• [WORK INSTRUCTIONS]: Check each line of the material below, and copy it if it holds the string "script".

• [DATA FOR THIS TASK]:
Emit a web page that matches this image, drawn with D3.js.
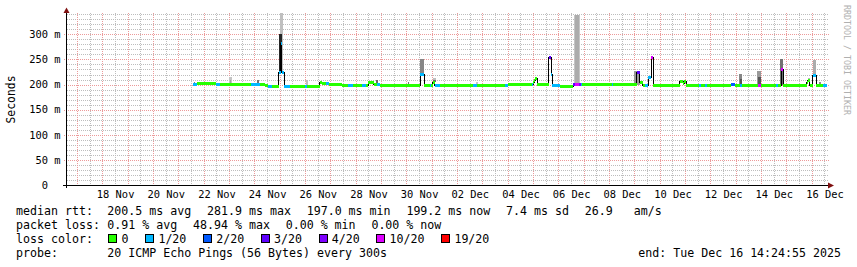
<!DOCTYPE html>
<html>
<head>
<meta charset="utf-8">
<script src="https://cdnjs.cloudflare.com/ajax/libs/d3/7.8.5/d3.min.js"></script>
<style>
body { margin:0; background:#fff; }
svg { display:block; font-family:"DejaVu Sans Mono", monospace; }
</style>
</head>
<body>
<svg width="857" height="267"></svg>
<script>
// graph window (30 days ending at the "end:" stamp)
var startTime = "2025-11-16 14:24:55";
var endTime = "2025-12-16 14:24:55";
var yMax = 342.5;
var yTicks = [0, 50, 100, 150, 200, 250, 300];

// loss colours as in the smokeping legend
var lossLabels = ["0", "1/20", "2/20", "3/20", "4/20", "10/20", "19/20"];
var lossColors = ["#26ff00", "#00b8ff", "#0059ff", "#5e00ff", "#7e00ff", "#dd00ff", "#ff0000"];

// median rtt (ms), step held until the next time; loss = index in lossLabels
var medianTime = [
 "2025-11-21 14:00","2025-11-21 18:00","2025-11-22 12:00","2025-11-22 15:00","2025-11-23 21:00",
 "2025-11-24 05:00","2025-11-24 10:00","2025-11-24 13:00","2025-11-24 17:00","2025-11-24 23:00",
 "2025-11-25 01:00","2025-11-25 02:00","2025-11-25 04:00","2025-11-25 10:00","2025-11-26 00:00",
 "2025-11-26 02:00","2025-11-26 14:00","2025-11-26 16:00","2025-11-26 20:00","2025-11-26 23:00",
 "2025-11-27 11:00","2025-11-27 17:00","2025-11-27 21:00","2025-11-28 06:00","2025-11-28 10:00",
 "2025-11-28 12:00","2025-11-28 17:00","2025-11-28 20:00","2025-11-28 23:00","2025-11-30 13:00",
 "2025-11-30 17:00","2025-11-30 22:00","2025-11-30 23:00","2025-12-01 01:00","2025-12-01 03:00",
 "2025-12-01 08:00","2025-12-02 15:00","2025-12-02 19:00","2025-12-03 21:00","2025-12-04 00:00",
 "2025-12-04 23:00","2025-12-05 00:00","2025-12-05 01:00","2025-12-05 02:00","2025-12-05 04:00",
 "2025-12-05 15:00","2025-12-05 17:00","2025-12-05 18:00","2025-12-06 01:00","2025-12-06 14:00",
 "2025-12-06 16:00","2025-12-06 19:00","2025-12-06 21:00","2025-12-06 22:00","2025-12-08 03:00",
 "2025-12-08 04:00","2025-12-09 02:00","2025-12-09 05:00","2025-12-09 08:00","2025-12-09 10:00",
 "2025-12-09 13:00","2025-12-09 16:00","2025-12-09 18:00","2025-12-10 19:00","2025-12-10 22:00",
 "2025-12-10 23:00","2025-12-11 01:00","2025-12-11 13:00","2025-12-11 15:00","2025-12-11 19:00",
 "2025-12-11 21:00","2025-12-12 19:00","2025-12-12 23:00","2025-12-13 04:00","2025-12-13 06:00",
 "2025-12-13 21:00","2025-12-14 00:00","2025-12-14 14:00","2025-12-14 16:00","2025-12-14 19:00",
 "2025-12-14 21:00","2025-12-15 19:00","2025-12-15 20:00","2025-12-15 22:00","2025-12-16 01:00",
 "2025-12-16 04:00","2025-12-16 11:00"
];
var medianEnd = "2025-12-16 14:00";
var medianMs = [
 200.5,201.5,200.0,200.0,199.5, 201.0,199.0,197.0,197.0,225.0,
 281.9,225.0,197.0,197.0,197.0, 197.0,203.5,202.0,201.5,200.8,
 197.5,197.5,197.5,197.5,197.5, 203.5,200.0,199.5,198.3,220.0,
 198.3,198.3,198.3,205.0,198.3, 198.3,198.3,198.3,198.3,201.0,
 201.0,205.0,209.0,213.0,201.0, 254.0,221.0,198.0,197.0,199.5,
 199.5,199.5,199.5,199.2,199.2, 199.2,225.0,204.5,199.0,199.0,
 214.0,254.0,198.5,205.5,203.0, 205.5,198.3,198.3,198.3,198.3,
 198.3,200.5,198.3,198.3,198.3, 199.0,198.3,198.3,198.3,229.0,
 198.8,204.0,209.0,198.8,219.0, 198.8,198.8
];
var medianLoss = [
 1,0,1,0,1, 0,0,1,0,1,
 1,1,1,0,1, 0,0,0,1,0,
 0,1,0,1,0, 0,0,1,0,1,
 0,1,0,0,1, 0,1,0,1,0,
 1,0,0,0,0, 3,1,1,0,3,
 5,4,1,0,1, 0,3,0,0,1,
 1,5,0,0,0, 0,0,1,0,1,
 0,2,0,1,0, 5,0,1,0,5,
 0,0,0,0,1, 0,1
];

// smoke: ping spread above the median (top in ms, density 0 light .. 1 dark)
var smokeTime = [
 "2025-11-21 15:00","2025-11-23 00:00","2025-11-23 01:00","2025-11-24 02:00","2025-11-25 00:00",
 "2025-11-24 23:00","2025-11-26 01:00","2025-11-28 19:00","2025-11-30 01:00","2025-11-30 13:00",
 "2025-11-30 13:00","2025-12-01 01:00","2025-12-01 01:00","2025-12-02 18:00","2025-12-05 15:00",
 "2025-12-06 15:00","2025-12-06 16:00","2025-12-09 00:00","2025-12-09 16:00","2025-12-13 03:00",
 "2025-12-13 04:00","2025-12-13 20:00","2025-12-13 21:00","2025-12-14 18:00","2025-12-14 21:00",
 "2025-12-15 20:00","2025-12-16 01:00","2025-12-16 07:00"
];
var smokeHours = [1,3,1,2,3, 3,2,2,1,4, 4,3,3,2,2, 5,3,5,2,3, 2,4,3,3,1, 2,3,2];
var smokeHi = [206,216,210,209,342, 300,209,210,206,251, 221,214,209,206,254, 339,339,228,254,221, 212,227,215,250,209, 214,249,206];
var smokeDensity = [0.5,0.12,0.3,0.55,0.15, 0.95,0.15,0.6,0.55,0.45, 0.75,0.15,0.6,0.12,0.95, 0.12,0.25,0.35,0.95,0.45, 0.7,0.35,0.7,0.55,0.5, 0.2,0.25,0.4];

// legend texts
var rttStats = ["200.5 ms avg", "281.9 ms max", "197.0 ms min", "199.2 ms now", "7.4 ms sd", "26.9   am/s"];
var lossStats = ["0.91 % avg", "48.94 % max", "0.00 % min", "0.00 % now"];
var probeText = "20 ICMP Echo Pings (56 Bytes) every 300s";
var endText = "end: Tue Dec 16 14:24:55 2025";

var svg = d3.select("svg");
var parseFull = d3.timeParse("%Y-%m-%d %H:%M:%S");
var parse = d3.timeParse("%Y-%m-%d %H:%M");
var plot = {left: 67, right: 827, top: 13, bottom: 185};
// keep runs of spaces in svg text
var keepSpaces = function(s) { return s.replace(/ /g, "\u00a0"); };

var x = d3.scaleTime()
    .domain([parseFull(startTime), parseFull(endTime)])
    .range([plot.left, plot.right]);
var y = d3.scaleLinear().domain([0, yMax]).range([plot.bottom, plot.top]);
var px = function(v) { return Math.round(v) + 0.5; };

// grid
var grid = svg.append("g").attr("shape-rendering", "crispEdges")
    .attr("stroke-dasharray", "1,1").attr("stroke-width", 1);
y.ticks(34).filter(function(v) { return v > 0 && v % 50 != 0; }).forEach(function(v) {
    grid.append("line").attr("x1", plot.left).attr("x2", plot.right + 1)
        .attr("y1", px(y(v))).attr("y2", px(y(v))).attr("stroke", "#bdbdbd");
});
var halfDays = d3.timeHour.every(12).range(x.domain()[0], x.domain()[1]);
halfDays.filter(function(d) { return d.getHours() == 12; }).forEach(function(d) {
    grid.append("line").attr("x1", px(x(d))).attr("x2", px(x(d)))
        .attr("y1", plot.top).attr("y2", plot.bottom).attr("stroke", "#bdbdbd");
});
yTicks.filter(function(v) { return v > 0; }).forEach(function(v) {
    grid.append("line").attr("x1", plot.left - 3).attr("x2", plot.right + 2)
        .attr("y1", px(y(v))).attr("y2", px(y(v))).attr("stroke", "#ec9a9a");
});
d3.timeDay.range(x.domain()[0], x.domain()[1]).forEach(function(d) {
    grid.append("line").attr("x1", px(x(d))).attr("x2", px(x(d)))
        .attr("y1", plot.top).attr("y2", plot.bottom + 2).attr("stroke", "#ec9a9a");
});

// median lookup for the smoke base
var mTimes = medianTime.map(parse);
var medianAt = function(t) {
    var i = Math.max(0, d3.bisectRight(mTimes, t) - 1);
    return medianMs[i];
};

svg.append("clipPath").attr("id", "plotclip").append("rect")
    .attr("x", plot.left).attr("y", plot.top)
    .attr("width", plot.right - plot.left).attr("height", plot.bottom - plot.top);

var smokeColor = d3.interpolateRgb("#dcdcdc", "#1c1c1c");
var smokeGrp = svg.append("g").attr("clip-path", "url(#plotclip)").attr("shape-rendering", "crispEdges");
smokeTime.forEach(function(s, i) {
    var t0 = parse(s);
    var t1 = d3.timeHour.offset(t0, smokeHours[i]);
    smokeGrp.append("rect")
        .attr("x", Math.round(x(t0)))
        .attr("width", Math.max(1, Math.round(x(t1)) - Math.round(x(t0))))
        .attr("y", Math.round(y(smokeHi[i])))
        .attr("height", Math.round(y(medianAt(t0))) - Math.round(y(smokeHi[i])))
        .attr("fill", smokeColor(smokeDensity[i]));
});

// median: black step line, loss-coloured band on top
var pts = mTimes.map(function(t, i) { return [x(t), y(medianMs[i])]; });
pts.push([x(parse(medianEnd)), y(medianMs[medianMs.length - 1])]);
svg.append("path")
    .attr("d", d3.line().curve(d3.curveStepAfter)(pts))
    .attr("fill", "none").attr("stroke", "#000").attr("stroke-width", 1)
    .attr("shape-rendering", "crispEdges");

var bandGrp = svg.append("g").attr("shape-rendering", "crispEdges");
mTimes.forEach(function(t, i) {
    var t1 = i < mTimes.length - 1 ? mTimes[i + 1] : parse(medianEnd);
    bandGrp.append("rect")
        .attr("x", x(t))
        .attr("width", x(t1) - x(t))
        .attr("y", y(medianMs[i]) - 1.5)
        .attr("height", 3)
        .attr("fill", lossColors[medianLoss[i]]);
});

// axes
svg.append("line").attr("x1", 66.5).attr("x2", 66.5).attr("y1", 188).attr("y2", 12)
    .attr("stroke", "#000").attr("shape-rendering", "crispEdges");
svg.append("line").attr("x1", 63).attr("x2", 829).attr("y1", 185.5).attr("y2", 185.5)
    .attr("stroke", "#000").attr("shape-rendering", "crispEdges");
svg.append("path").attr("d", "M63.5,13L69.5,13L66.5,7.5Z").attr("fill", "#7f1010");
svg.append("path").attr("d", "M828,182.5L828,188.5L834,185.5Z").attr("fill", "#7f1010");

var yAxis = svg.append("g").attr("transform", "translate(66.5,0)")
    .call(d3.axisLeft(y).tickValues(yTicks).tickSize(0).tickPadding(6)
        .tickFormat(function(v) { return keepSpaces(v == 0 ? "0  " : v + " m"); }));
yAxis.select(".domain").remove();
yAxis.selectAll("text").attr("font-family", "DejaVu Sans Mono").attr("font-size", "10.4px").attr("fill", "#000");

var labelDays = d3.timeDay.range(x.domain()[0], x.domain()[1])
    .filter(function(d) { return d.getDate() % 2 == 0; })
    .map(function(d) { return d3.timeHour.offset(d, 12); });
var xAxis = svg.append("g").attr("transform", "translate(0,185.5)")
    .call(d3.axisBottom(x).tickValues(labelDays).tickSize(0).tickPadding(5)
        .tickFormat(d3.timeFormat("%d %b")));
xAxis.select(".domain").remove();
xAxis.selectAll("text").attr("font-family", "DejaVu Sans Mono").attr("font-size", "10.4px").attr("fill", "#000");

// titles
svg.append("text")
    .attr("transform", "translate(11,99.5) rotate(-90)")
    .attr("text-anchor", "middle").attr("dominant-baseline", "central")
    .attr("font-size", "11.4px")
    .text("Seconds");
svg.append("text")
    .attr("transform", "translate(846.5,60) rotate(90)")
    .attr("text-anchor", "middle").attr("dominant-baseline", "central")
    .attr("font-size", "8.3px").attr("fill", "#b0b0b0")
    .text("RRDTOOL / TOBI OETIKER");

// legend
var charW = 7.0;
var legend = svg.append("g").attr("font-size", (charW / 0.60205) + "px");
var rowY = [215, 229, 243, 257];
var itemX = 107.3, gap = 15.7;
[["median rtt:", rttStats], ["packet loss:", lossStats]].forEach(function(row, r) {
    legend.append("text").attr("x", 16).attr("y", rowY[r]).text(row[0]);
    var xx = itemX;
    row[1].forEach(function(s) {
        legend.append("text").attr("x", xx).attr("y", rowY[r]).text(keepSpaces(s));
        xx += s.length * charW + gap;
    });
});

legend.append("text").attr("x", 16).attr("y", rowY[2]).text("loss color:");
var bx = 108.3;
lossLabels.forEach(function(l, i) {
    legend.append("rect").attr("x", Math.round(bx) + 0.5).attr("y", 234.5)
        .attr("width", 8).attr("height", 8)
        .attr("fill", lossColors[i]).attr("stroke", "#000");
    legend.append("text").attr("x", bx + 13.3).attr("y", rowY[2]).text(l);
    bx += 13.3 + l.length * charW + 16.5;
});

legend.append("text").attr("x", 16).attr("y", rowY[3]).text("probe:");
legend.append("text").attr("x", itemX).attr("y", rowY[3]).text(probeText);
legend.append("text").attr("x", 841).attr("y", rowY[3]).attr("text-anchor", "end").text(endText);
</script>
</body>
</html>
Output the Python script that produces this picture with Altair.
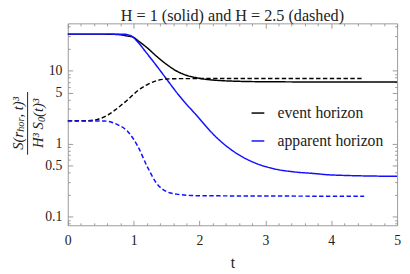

• [EXPECTED ANSWER]:
<script src="https://cdnjs.cloudflare.com/ajax/libs/d3/7.8.5/d3.min.js"></script>
<script>
</script>
Output the Python script that produces this picture with Altair.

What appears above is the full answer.